The remaining swimming places were decided at a second trials in Sheffield in June, with 30-year-old David Carry among those to book his place.
"I've never been so emotional after a swim before," he said. "Knowing that I had this one last chance to stand up and perform, it was a really special moment to win it."
There are eight medals on offer in taekwondo but nations can only enter a maximum of two men and two women, so they must choose which disciplines to target. Britain will be represented in the men's -68kg and -80kg categories, and the women's -67kg and -57kg.
The governing body chose Lutalo Muhammad ahead of world number one Aaron Cook in the -80kg category, but the BOA's decision means GB Taekwondo had to look again at their original nomination. However,
Muhammad remained the choice of GB Taekwondo
and the BOA accepted the nomination at the second time of asking.
Andy Murray was the only tennis player to be certain of his Olympic place as the world number four, but a total of eight home players will be on view when the Olympics take over Wimbledon for nine days.

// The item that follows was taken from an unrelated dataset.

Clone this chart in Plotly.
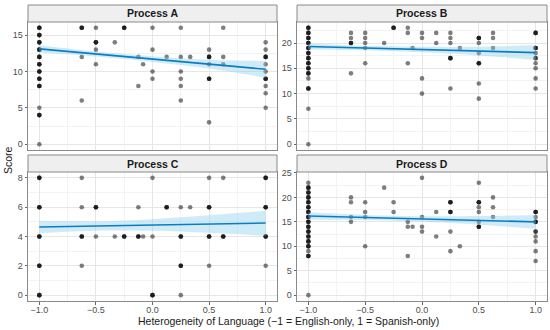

London 2012: Andy Murray's memories of past Olympic Games
With 64 players in the each of the men's and women's singles events, 16 pairs in the men's and women's doubles and 12 in the mixed doubles, the pressure was on to achieve the necessary ranking to make the cut.
A maximum of six players per nation are allowed in the singles events, and it was expected that a ranking of around 70 would be necessary to get in when the cut was made on 11 June.
Balatcha and Keothavong will play singles, while youngsters Robson and Watson team up in the doubles. On the men's side, the steadily improving duo of Colin Fleming and Ross Hutchins made it in on their ranking, and will be joined by brothers Andy and Jamie Murray.
The selections for the mixed doubles event will be made at the start of the Olympic tennis tournament from the players on site, and it will be intriguing to see which pairing will emerge from the British squad.
Britain boasts the current world champions in Alistair Brownlee and Helen Jenkins, along with Jonny Brownlee - runner-up behind his brother last year.
The three are such strong medal hopes that two of the other three places in the squad have gone to domestiques, with Stuart Hayes and Lucy Hall charged solely with helping Britain's leading trio towards the top of the podium.
Vicky Holland completes the squad after finishing fifth and seventh at the World Cup races in San Diego and Madrid this year.
Great Britain has host nation places in both the men's and women's tournaments, which each involve 12 teams split into two groups of six.
Following funding cuts in 2010, the GB centralised programme in Sheffield was closed down and players headed to Europe to play club volleyball, but they will return to Sheffield in May for final preparations before the Games.
The host-nation places will see Great Britain return to the Olympic water polo competition for the first time since 1956, and a total of 26 athletes - 13 male and 13 female - were named in the squad in June.
Twelve teams will compete in the men's tournament and eight teams in the women's tournament. In January, Britain's women reached European Championships for the first time in 15 years.
A recent funding boost will allow the men's squad to bring a world-class nation into their holding camp for match practice, and the women to add a competition to their preparation.
There are two forms of wrestling - Greco-Roman and freestyle - with 18 medals on offer between them. In May, Great Britain's original allocation of three host-nation places was reduced to just one spot in the women's freestyle -55kg category by the BOA after they declared British Wrestling had failed to achieve agreed performance targets.